В то же время в России сохранялось и скептическое отношение к стихийному оседанию. М.А. Таубе отмечал, что случаи обращения за льготами, предоставляемыми оседающим кочевникам, единичны, и также у бывших кочевников наблюдался обратный переход из оседлого состояния в кочевое. Он констатировал практически нулевой результат побуждения казахов к оседлости[787]. По самым скромным подсчетам, сделанным А. Букейхановым в 1914 г., темпы самостоятельного оседания были таковы, что на полное оседание казахского населения понадобилось бы 250 лет[788].
Попутно возникали суждения, что добровольно перевести кочевников на оседлость не получится. В упомянутой «Записке по вопросу о содействии кочевникам» говорилось, что никакие меры не смогут заставить их добровольно сменить образ жизни. В связи с этим авторы «Записки…» не видели другого средства решения проблемы оседания, кроме как принуждение[789]. Однако такие мнения не стали превалирующими, и на практике принуждение в этой сфере российские власти не применяли.
Кроме того, часть специалистов высказывались против перевода кочевников на оседлость. Еще в 1840 г. известный русский ученый и государственный деятель А.И. Левшин отмечал, что природные условия мест обитания казахов не позволяют создавать постоянные селения[790]. Некоторые эксперты считали, что кочевое скотоводство не является помехой для Российского государства. В 1852 г. командующий отдельным Сибирским корпусом генерал-лейтенант Г.Х. Гасфорт в донесении на имя военного министра В.А. Долгорукова писал, что кочевники «могут быть нам полезными и невредными. Быт этот искони веков им нравится, они считают его лучшими в мире, полагают в нем свое счастье и не желают лучшего… Лишать их этого счастья привитием новых идей и нужд было бы столь же несправедливо, сколь и невыгодно для нас»[791].
Против оседлости выступали и некоторые национальные деятели. Казахская газета «Казах» публиковала материалы с призывами сохранить кочевничество и скотоводство[792]. А. Букейханов – один из идеологов этой газеты – научно обосновывал, что степь более приспособлена для скотоводческого хозяйства, нежели для земледелия. Он выступал за эволюционный путь развития казахского общества[793]. Тем не менее разногласия между сторонниками и противниками оседания до революции не переросли в конфликт и не оказали существенного влияния на ситуацию с оседанием кочевников, которая продолжала развиваться в «мягком» варианте.
Оседание во всех «кочевых» регионах развивалось по-разному, но была общая тенденция – его усиление. В Астраханской губернии почти все ногайцы-карагаши, утар-алабугатцы, туркмены перешли к полуоседлости и оседлости. У них началось строительство жилищ, кочевание сократилось до периода с марта по ноябрь.
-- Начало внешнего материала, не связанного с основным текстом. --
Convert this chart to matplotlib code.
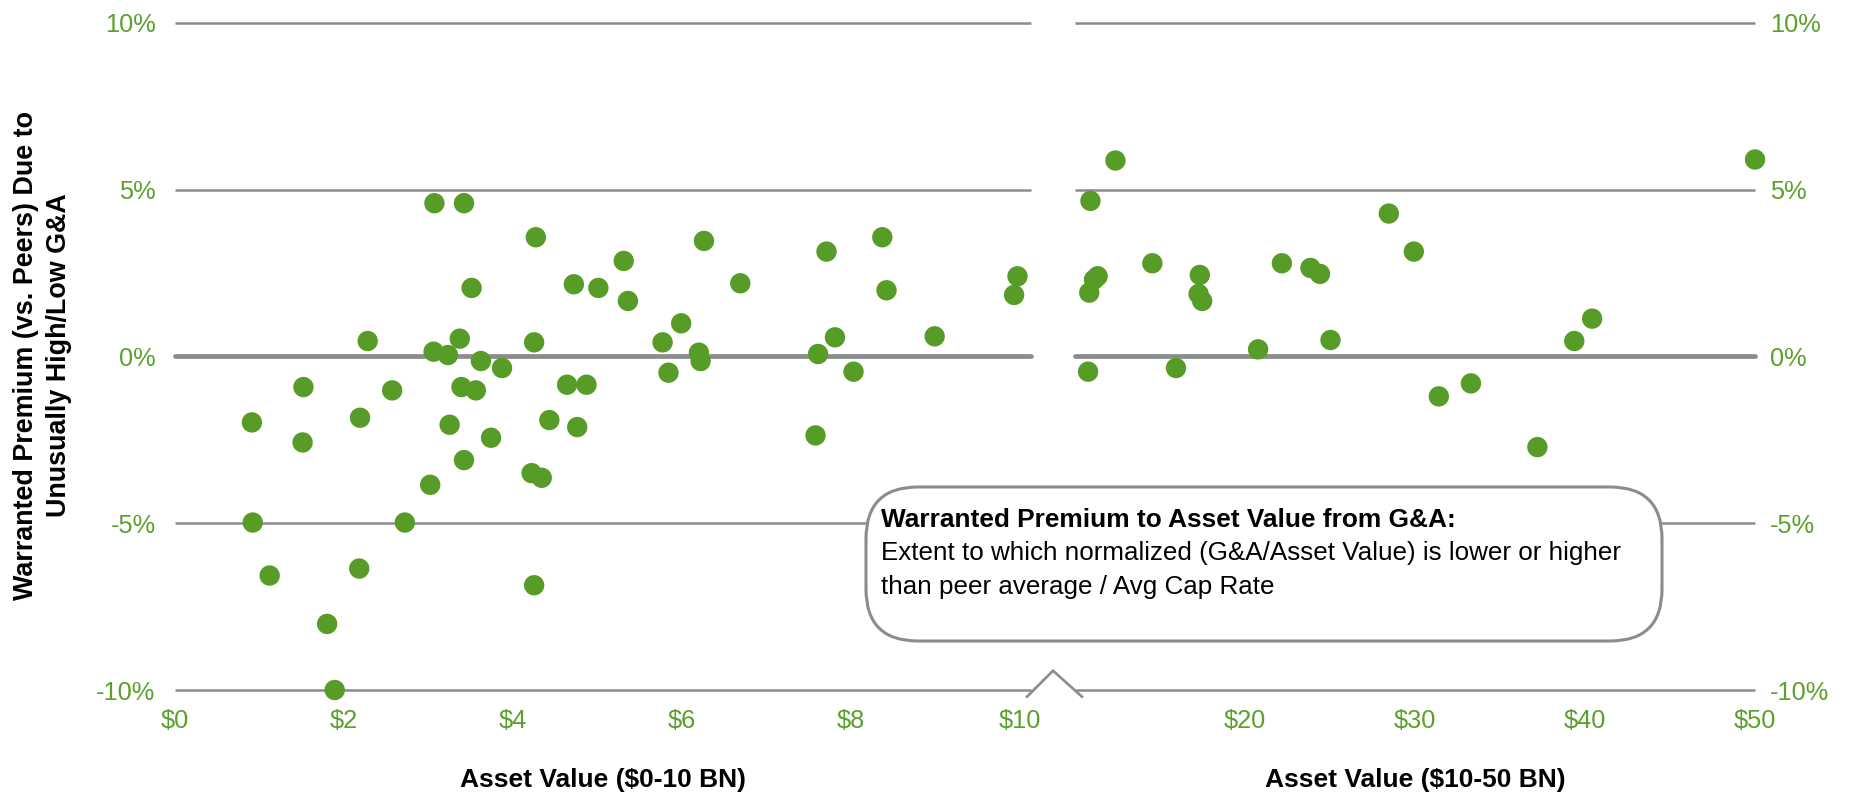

Редким и уникальным был возврат в кочевничество или полукочевание[794]. У туркмен, живших в Ставропольской губернии, к началу ХХ в. появились постоянные аулы[795].
В Азербайджане, где кочевое хозяйство и так никогда не являлось единственной или хотя бы преобладающей формой экономической жизни, к концу XIX в. из-за развития сельского хозяйства произошло сокращение пастбищных земель. Занятие скотоводством стало менее выгодным, чем земледелие. В 1850—1870-е гг. в регионе шел процесс массового оседания кочевников, в результате чего осела бóльшая их часть. С 1870-х гг., когда начался процесс переселения русских в Азербайджан, оседание кочевников стало тормозиться властями, т.к. свободная земля была нужна для размещения переселенцев[796]. Тем не менее, оседание продолжалось. Так, в 1905 г. кочевники Аларского общества Ленкоранского уезда «обнаружили стремление к переходу к оседлой жизни». Особое совещание при Бакинском губернском правлении приняло решение предоставить им такую возможность[797].
Очевидно, дольше всех в Закавказье сохраняли приверженность традиционному образу жизни кочевники в Нагорном Карабахе. Оседание их на сезонных пастбищах этого региона было затруднено или почти невозможно вследствие не только высокой престижности занятия скотоводством и кочевого образа жизни, но и целого ряда экологических причин, а также традиционного и официального запрета перевода пастбищ в пашню[798].
В Горном Алтае причинами постепенного перехода кочевников к оседлости было усиление русской колонизации после 1861 г. и деятельность русской духовной миссии. К концу XIX в. оседлые составляли 43,8 % алтайского населения. Характерно, что свидетельством перехода на оседлость было повышение уровня знания русского языка среди алтайцев[799].